### What the task asks
Retype the stretch of lines that starts at the line containing "Emit a Python" and ends at the line containing "from matplotlib.lines import Line2D", inclusive. Do not include pictures.

+ + + + + + +

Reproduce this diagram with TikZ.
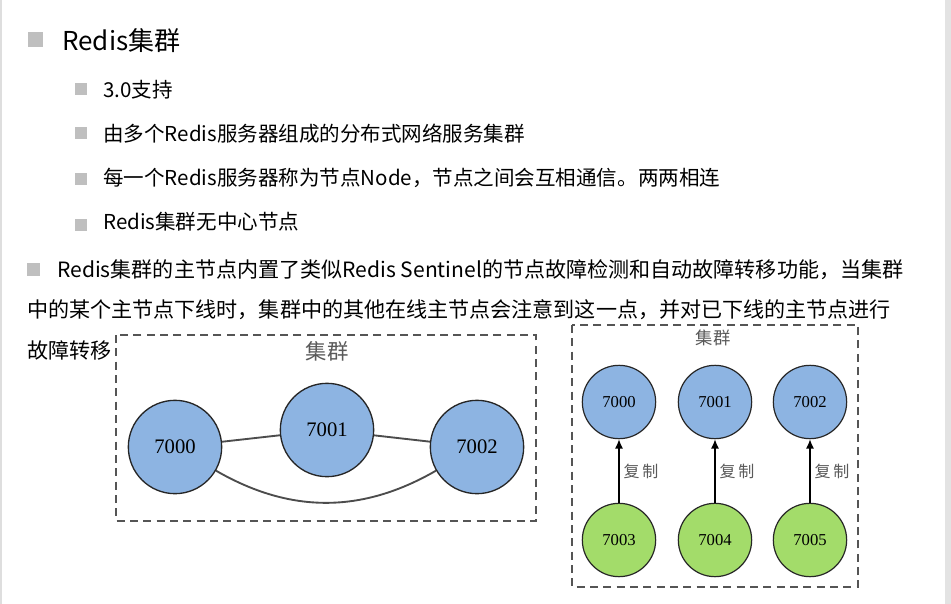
\documentclass[tikz,border=0pt]{standalone}
\usepackage{fontspec}
\setmainfont{Noto Sans CJK SC}
\newfontfamily\numfont{Liberation Serif}
\usetikzlibrary{arrows.meta}
\definecolor{bul}{HTML}{BFBFBF}
\definecolor{nblue}{HTML}{8DB4E2}
\definecolor{ngreen}{HTML}{A3DC6A}
\definecolor{boxgray}{HTML}{555555}
\definecolor{lblgray}{HTML}{5A5A5A}
\begin{document}
\begin{tikzpicture}[x=0.75pt,y=-0.75pt,
  bullet/.style={fill=bul,draw=none,minimum size=11pt,inner sep=0pt},
  sbullet/.style={fill=bul,draw=none,minimum size=9pt,inner sep=0pt},
  txt/.style={anchor=west,inner sep=0pt,text=black},
  bignode/.style={circle,draw=black!85,line width=1pt,fill=nblue,minimum size=70pt,inner sep=0pt,font=\numfont\fontsize{15.5}{15.5}\selectfont},
  smallblue/.style={circle,draw=black!85,line width=0.9pt,fill=nblue,minimum size=55pt,inner sep=0pt,font=\numfont\fontsize{12.5}{12.5}\selectfont},
  smallgreen/.style={smallblue,fill=ngreen},
  clusterbox/.style={draw=boxgray,line width=1.5pt,dash pattern=on 6pt off 4pt},
  link/.style={draw=black!70,line width=1.4pt},
  repl/.style={draw=black,line width=1pt,-{Latex[length=7pt,width=6pt]}},
  lbl/.style={text=lblgray,inner sep=0pt}
]
\useasboundingbox (0,0) rectangle (951,604);
\fill[white] (0,0) rectangle (951,604);
\fill[black!13] (0,0) rectangle (2,604);
\fill[black!11] (945,0) rectangle (951,604);

% title
\node[bullet] (b0) at (35.5,39.5) {};
\node[txt,font=\fontsize{19.5}{20}\selectfont] (t0) at (62,41) {Redis集群};
% sub items
\node[sbullet] (b1) at (81,88.5) {};
\node[txt,font=\fontsize{15.4}{16}\selectfont] (t1) at (103,90) {3.0支持};
\node[sbullet] (b2) at (81,133) {};
\node[txt,font=\fontsize{15.4}{16}\selectfont] (t2) at (103,134) {由多个Redis服务器组成的分布式网络服务集群};
\node[sbullet] (b3) at (81,179) {};
\node[txt,font=\fontsize{15.4}{16}\selectfont] (t3) at (103,178) {每一个Redis服务器称为节点Node，节点之间会互相通信。两两相连};
\node[sbullet] (b4) at (81,224.5) {};
\node[txt,font=\fontsize{15.4}{16}\selectfont] (t4) at (103,222) {Redis集群无中心节点};
% paragraph
\node[bullet,minimum size=9.75pt] (b5) at (33.5,269) {};
\node[txt,font=\fontsize{15.8}{17}\selectfont] (p1) at (57,270) {Redis集群的主节点内置了类似Redis Sentinel的节点故障检测和自动故障转移功能，当集群};
\node[txt,font=\fontsize{15.8}{17}\selectfont] (p2) at (27,310) {中的某个主节点下线时，集群中的其他在线主节点会注意到这一点，并对已下线的主节点进行};
\node[txt,font=\fontsize{15.8}{17}\selectfont] (p3) at (27,350) {故障转移};

% left diagram
\draw[clusterbox] (116,335) rectangle (536,521);
\node[lbl,font=\fontsize{16}{16}\selectfont] (c1) at (327,351) {集群};
\node[bignode] (a0) at (175,447) {7000};
\node[bignode] (a1) at (327,430) {7001};
\node[bignode] (a2) at (477,447) {7002};
\draw[link] (a0) -- (a1);
\draw[link] (a1) -- (a2);
\draw[link] (a0) to[out=-30,in=-150] (a2);

% right diagram
\draw[clusterbox] (572,325) rectangle (858,587);
\node[lbl,font=\fontsize{13}{13}\selectfont] (c2) at (713,338) {集群};
\node[smallblue] (m0) at (619,402) {7000};
\node[smallblue] (m1) at (715,402) {7001};
\node[smallblue] (m2) at (810,402) {7002};
\node[smallgreen] (s0) at (619,540) {7003};
\node[smallgreen] (s1) at (715,540) {7004};
\node[smallgreen] (s2) at (810,540) {7005};
\draw[repl] (s0) -- node[lbl,right=3pt,font=\fontsize{12}{12}\selectfont] {复\,制} (m0);
\draw[repl] (s1) -- node[lbl,right=3pt,font=\fontsize{12}{12}\selectfont] {复\,制} (m1);
\draw[repl] (s2) -- node[lbl,right=3pt,font=\fontsize{12}{12}\selectfont] {复\,制} (m2);
\end{tikzpicture}
\end{document}
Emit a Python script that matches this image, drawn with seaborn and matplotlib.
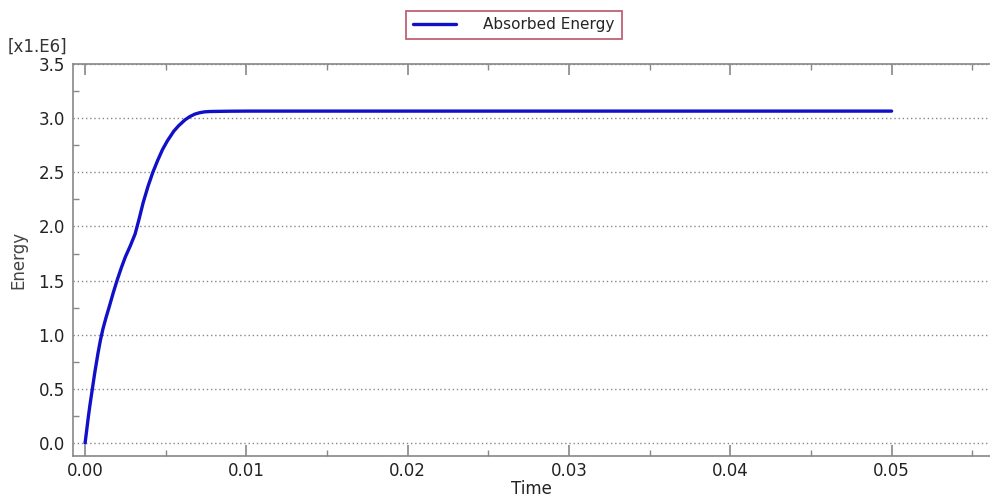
import numpy as np
import pandas as pd
import matplotlib
matplotlib.use("Agg")
import matplotlib.pyplot as plt
import seaborn as sns
from matplotlib.ticker import MultipleLocator, FormatStrFormatter
from matplotlib.lines import Line2D

time = [0.0, 0.0001, 0.0002, 0.0003, 0.00045, 0.0006, 0.0008, 0.00095, 0.0011,
        0.0013, 0.0015, 0.00175, 0.002, 0.00225, 0.0025, 0.0028, 0.0031,
        0.00335, 0.0036, 0.0039, 0.0042, 0.0045, 0.0048, 0.0051, 0.0055,
        0.0058, 0.0062, 0.0065, 0.0068, 0.0071, 0.0074, 0.0077, 0.008,
        0.009, 0.01, 0.02, 0.03, 0.04, 0.05]
energy = [0.0, 0.12, 0.24, 0.35, 0.5, 0.65, 0.83, 0.95, 1.05,
          1.16, 1.26, 1.39, 1.51, 1.62, 1.72, 1.82, 1.93,
          2.07, 2.22, 2.37, 2.5, 2.61, 2.71, 2.79, 2.88,
          2.93, 2.985, 3.015, 3.037, 3.05, 3.058, 3.061, 3.062,
          3.064, 3.065, 3.065, 3.065, 3.065, 3.065]
series_name = "Absorbed Energy"

df = pd.DataFrame({"Time": time, "Energy": energy, "series": series_name})

sns.set_theme(style="white")
plt.rcParams['font.family'] = ['DejaVu Sans']

fig = plt.figure(figsize=(9.9, 4.97), dpi=100)
ax = fig.add_axes([73/990, 1-456/497, 1-73/990, (456-64)/497])

line_color = "#1010c8"
sns.lineplot(data=df, x="Time", y="Energy", hue="series", palette=[line_color],
             linewidth=2.4, ax=ax, legend=False)
ax.lines[0].set_solid_joinstyle('round')

ax.set_xlim(-0.00075, 0.0561)
ax.set_ylim(-0.12, 3.5)
ax.xaxis.set_major_locator(MultipleLocator(0.01))
ax.xaxis.set_minor_locator(MultipleLocator(0.005))
ax.yaxis.set_major_locator(MultipleLocator(0.5))
ax.yaxis.set_minor_locator(MultipleLocator(0.25))
ax.xaxis.set_major_formatter(FormatStrFormatter('%.2f'))
ax.yaxis.set_major_formatter(FormatStrFormatter('%.1f'))

for s in ['left', 'bottom', 'top']:
    ax.spines[s].set_color('#888888')
    ax.spines[s].set_linewidth(1.2)
ax.spines['right'].set_visible(False)

ax.tick_params(axis='both', which='both', direction='in', colors='#888888',
               labelcolor='#222222', labelsize=12, top=True, bottom=True, left=True)
ax.tick_params(axis='x', which='major', length=8, width=1.2, pad=4)
ax.tick_params(axis='x', which='minor', length=4, width=1.0)
ax.tick_params(axis='y', which='major', length=0, pad=6)
ax.tick_params(axis='y', which='minor', length=4, width=1.0)

ax.yaxis.grid(True, which='major', linestyle=(0, (1, 2)), color='#888888', linewidth=1.0)
ax.xaxis.grid(False)

ax.set_xlabel("Time", fontsize=12, color='#222222', labelpad=0)
ax.set_ylabel("Energy", fontsize=12, color='#444444', labelpad=8)

fig.text(8/990, 1-47/497, "[x1.E6]", fontsize=12, color='#333333', va='center', ha='left')

handle = Line2D([], [], color=line_color, linewidth=2.4)
leg = fig.legend([handle], [series_name], loc='center', bbox_to_anchor=(514/990, 1-25/497),
                 frameon=True, fancybox=False, fontsize=11, handlelength=2.8,
                 handletextpad=1.8, borderpad=0.45)
leg.get_frame().set_edgecolor('#b03a50')
leg.get_frame().set_linewidth(1.3)

fig.savefig("out.png", dpi=100)
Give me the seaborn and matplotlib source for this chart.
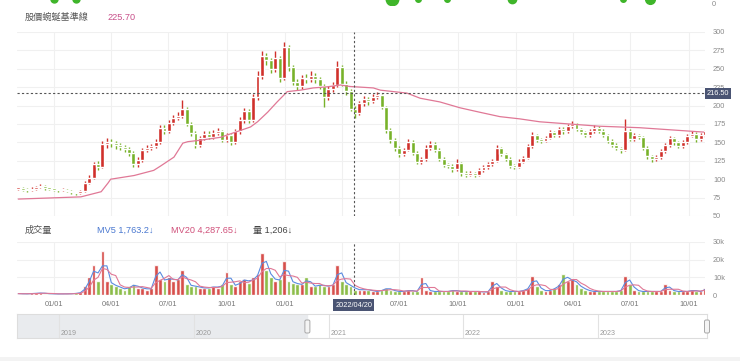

+ + + + + + +

### Result of this exercise
Emit a Python script that matches this image, drawn with seaborn and matplotlib.
import numpy as np
import pandas as pd
import matplotlib
matplotlib.use("Agg")
import matplotlib.pyplot as plt
import seaborn as sns
from matplotlib.ticker import MultipleLocator, FormatStrFormatter
from matplotlib.lines import Line2D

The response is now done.